Directions → Copy exactly the lines from the start of the material through the line with "const stepMin = 0.25;". Pictures stay out of the copy.
● ● ● ●
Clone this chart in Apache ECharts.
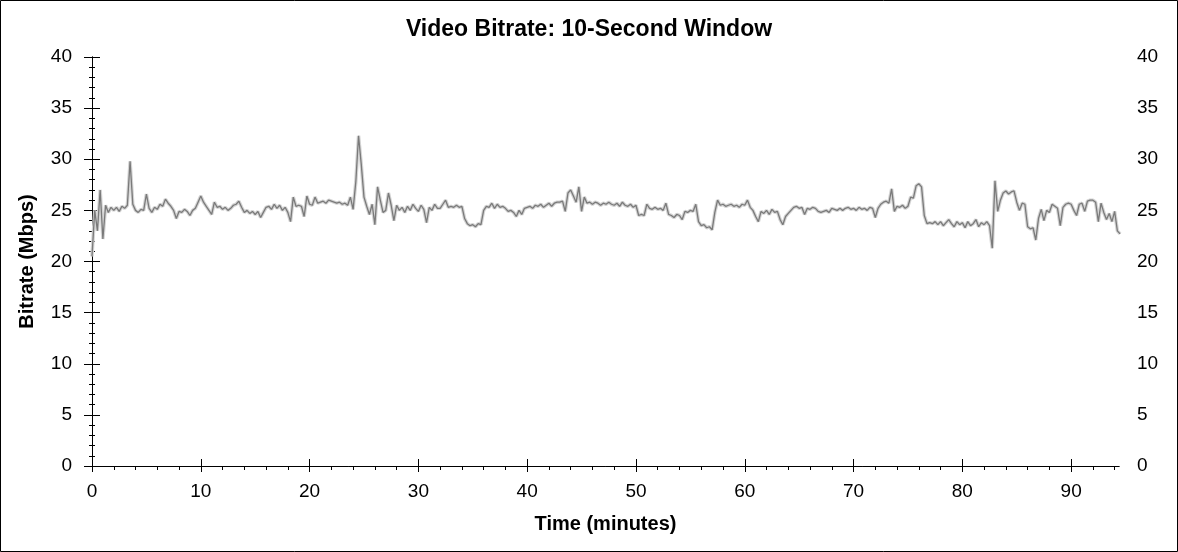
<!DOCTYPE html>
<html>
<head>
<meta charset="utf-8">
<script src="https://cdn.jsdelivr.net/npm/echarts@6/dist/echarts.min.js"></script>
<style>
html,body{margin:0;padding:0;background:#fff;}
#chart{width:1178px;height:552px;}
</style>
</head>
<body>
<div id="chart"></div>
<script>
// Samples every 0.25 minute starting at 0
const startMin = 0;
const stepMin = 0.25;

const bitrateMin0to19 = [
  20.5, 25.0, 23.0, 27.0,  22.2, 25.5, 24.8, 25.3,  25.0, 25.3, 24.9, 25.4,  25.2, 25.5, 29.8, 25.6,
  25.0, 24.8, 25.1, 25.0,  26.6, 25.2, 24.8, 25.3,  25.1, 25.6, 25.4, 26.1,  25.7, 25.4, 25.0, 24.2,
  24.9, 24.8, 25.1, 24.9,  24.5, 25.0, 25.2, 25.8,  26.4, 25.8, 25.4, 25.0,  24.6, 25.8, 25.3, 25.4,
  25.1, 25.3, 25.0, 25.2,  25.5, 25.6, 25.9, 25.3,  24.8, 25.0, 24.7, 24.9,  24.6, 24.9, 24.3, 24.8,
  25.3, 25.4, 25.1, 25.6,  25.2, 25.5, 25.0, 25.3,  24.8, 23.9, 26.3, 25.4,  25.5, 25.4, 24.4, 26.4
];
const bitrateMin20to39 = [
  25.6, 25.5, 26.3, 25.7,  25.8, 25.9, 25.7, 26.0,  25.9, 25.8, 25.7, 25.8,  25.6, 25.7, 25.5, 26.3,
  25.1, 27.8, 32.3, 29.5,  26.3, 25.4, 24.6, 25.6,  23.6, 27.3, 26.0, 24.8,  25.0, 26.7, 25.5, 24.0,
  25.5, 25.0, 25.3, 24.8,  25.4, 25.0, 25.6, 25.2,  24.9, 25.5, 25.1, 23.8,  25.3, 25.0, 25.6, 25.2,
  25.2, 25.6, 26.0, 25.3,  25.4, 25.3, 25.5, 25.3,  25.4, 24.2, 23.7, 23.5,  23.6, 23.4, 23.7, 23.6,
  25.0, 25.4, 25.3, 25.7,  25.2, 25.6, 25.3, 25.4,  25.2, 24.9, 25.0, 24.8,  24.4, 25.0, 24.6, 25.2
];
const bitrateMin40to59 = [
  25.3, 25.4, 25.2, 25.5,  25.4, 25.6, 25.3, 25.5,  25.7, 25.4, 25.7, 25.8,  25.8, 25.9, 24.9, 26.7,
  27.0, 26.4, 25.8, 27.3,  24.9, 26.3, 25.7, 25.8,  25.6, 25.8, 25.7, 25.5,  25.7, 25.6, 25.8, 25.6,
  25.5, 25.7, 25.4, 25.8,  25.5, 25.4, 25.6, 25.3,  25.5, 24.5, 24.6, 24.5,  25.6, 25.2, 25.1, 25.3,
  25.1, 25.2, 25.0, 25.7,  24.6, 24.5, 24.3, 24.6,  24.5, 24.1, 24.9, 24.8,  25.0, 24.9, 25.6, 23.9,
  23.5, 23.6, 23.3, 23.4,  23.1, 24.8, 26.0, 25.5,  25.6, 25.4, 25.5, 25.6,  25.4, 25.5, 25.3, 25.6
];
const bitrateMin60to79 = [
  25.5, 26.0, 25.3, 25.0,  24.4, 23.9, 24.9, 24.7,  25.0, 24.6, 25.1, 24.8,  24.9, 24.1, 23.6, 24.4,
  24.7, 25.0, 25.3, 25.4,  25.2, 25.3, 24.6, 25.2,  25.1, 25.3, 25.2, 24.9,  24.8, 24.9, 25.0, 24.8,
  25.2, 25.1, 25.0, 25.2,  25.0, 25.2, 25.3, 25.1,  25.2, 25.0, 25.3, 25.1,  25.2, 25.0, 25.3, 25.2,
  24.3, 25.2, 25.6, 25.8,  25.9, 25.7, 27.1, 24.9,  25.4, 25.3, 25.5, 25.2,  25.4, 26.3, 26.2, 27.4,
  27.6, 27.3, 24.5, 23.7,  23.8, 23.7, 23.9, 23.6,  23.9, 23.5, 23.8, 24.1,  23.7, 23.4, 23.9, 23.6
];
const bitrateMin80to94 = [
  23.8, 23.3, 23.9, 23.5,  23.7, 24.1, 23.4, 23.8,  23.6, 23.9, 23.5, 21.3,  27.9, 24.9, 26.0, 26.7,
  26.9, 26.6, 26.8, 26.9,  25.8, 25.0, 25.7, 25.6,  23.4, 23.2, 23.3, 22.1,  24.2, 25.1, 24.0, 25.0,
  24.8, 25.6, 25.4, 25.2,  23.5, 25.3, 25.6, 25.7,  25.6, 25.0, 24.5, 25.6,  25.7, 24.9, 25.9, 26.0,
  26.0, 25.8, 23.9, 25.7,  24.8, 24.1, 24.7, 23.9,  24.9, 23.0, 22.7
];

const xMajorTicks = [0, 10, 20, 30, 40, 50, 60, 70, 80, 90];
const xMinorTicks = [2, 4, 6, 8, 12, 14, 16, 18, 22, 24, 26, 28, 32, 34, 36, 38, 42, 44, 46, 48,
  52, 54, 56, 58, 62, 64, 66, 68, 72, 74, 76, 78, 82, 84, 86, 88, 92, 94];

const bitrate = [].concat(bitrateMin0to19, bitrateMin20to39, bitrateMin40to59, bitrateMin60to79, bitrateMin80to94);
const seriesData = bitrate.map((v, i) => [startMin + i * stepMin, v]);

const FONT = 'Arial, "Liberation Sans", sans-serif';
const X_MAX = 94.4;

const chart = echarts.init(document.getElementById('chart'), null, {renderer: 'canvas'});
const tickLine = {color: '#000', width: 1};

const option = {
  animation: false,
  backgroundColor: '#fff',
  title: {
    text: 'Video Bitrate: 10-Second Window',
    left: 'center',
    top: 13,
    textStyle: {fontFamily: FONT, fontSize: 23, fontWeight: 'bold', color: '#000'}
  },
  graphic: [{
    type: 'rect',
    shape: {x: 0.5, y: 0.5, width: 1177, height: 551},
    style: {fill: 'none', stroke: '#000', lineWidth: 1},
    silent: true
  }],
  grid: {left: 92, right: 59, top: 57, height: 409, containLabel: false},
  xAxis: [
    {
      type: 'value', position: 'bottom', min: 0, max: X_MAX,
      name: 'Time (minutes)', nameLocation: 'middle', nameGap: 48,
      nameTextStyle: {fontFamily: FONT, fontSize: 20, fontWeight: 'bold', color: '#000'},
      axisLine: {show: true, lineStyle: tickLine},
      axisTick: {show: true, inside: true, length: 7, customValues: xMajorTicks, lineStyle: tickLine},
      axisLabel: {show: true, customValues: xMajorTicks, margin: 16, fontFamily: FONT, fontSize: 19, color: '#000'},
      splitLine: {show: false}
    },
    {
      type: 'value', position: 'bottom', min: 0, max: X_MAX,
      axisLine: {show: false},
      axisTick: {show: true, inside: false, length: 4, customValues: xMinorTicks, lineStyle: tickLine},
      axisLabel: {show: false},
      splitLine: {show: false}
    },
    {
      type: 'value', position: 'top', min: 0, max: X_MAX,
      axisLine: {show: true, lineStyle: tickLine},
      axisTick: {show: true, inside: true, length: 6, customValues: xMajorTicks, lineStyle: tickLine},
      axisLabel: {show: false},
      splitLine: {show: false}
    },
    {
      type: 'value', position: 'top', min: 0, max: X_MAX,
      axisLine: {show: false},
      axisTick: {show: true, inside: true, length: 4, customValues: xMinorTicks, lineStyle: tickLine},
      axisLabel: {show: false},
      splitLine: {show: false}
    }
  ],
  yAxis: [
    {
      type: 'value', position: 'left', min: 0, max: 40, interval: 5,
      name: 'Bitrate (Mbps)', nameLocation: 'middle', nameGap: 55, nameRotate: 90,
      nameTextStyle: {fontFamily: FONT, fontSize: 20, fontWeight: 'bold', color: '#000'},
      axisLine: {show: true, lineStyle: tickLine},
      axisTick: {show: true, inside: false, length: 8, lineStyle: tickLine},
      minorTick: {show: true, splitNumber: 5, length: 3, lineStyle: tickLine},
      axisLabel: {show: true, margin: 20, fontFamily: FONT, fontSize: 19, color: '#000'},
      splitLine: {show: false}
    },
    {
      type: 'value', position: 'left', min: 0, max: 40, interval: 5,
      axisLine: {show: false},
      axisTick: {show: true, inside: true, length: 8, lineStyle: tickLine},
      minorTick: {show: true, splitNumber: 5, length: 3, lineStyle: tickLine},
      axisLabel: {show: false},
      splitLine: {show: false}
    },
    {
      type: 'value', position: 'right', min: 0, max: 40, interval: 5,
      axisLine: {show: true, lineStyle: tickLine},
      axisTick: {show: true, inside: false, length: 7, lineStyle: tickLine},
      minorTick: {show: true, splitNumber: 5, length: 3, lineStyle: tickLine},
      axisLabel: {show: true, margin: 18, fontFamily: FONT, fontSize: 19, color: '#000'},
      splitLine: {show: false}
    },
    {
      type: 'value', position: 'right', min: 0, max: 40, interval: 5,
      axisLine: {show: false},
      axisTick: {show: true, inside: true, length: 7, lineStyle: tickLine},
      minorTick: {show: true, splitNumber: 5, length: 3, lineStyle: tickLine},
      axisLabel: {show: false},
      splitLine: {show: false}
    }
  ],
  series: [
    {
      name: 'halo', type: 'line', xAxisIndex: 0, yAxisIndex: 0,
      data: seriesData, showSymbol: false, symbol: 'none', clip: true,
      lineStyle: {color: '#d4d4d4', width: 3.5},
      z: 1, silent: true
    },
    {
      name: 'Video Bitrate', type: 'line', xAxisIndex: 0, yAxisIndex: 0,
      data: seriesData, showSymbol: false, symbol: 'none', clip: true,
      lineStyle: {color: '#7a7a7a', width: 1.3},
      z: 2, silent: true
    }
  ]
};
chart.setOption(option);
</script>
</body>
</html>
● ● ● ●
Solution for this exercise →
Clone this chart in Apache ECharts.
<!DOCTYPE html>
<html>
<head>
<meta charset="utf-8">
<script src="https://cdn.jsdelivr.net/npm/echarts@6/dist/echarts.min.js"></script>
<style>
html,body{margin:0;padding:0;background:#fff;}
#chart{width:1178px;height:552px;}
</style>
</head>
<body>
<div id="chart"></div>
<script>
// Samples every 0.25 minute starting at 0
const startMin = 0;
const stepMin = 0.25;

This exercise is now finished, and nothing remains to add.